The Authority awarded compensation of $556,000 for a strip of land at Thomson 800 based on the land use as road and/or green buffer
4. Compensation for lessees
Imagine that you have leased a commercial unit for 15 years. At the end of the fifth year, the property is gazetted for compulsory acquisition. You will be entitled to compensation if you can prove that the annual rent you pay is lower than the market value. This is known as profit rent. The value of your interest can be derived by capitalising the profit rent that you would enjoy over the remaining lease term.
What if you had paid a lump sum upfront, instead of annual rent? For conventional properties, a valuer is likely to find comparable transactions and refer to them to value your interest over the remaining lease.
5. Land acquisition of country clubs
By now, we should be accustomed to the wide gap between the Authority’s compensation offer and the landowner’s claim. In December 2015, the Authority awarded compensation of $89.8 million for Jurong Country Club’s 67ha site. JCC is appealing for $168 million. The decision in this case could have an implication on the compensation for Raffles Country Club which was gazetted for land acquisition on Jan 4 to make way for the HSR and Cross Island Line's western depot.
The large difference in valuation could be attributed to many factors.
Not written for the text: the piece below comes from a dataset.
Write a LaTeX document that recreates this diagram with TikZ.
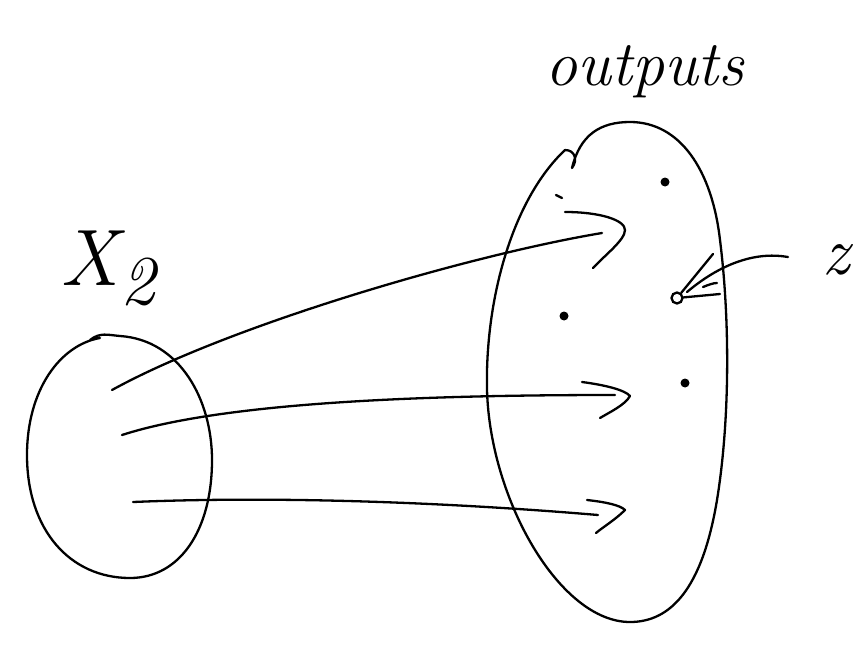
\documentclass[tikz,border=0pt]{standalone}
\usepackage{fontspec}
\begin{document}
\begin{tikzpicture}[x=1pt,y=-1pt,
  pen/.style={line width=2.3pt,line cap=round,line join=round,black},
  hand/.style={font=\itshape\fontsize{#1}{#1}\selectfont,anchor=base,inner sep=0pt},
  dotmark/.style={circle,fill=black,inner sep=0pt,minimum size=9pt}]
\useasboundingbox (0,0) rectangle (853,658);
% left set
\draw[pen] (90,340) .. controls (100,332) and (108,335) .. (120,336)
  .. controls (180,340) and (212,400) .. (212,460)
  .. controls (212,530) and (180,578) .. (130,578)
  .. controls (70,578) and (27,530) .. (27,455)
  .. controls (27,390) and (60,345) .. (100,338);
% right set
\draw[pen] (565,150) .. controls (575,150) and (578,160) .. (572,168)
  .. controls (580,135) and (600,122) .. (630,122)
  .. controls (680,122) and (712,170) .. (720,240)
  .. controls (730,320) and (730,420) .. (717,500)
  .. controls (702,590) and (670,622) .. (630,622)
  .. controls (560,622) and (490,500) .. (487,390)
  .. controls (485,300) and (512,200) .. (565,150);
% arrows
\draw[pen] (112,390) .. controls (230,325) and (470,255) .. (602,233);
\draw[pen] (565,212) .. controls (600,212) and (625,220) .. (625,230)
  .. controls (625,240) and (605,255) .. (593,268);
\draw[pen] (122,435) .. controls (230,400) and (450,395) .. (615,395);
\draw[pen] (582,382) .. controls (605,385) and (625,390) .. (630,396)
  .. controls (625,405) and (610,412) .. (600,418);
\draw[pen] (133,502) .. controls (300,495) and (480,505) .. (598,515);
\draw[pen] (587,500) .. controls (605,502) and (620,505) .. (625,510)
  .. controls (615,520) and (603,527) .. (596,533);
\draw[pen] (556,195) -- (562,198);
% dots
\node[dotmark] (d1) at (665,182) {};
\node[dotmark] (d2) at (564,316) {};
\node[dotmark] (d3) at (685,383) {};
\node[circle,draw,line width=2.3pt,inner sep=0pt,minimum size=11pt] (zc) at (677,298) {};
% z pointer
\coordinate (zs) at (788,257);
\draw[pen] (zs) .. controls (760,252) and (725,260) .. (687,292);
\draw[pen] (713,254) -- (zc);
\draw[pen] (720,294) -- (zc);
\draw[pen] (703,287) .. controls (708,285) and (713,283) .. (717,283);
% labels
\node[hand=64] (lo) at (645,86) {outputs};
\node[hand=80,anchor=base west] (lx) at (60,285) {X};
\node[hand=70,anchor=base west] (lx2) at (120,304) {2};
\node[hand=68] (lz) at (836,274) {z};
\end{tikzpicture}
\end{document}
Owing to a lack of comparable sale transactions, valuers may adopt the profit method to value a country club. To put it simply, this is the present value of future expected benefits.
However, each assumption in the profit method could create a point of contention. Let us assume that a country club’s average profit for the past three years is $5 million and it still has a remainder lease of 20 years as at the date of acquisition. In theory, the country club’s value, using the profit method, would be the present value of $5 million annually for the next 20 years.
The first point of contention would be the capitalisation rate adopted to derive that present value. A small difference in capitalisation rate could result in a significant difference in the present value. For example, if an 8% capitalisation rate is adopted, the present value of $5 million profit over the next 20 years would be $49 million. If a 9% capitalisation rate is adopted, the present value would be $46 million. The difference would also widen if the profit is, say, $10 million instead of $5 million.
Another point of contention would be the amount of profit adopted. In a recession, the country club might incur losses, but the value of the property is definitely positive. Conversely, the profit would be inflated in a good year.
Another valuation method for properties that lack comparable transactions would be the replacement cost method. The market value, to put it simply, would be the aggregate of the land value and the value of improvements. One problem with this method is deriving the value of the land, since such properties lack comparable sale transactions. Cost is also different from market value.
Valuers we spoke with commented that they preferred the profit method of valuation and would use the replacement method to counter-check. Valuers usually use one primary method to value such properties. They will use another method to check whether the value in the first method is not too way out.
On a final note, each land acquisition case is unique. Loh Kia Meng, partner at Dentons Rodyk & Davidson LLP, says things have improved dramatically since the early nation-building years of the 1970s to the 1990s.
“Since then, the Authority has adopted a more consultative approach towards affected landowners, and much longer lead time has been given to landowners so that they can have ample time to manage their affairs,” Loh notes. Landowners would certainly appreciate the increased consultative involvement offered by the Authority, he adds.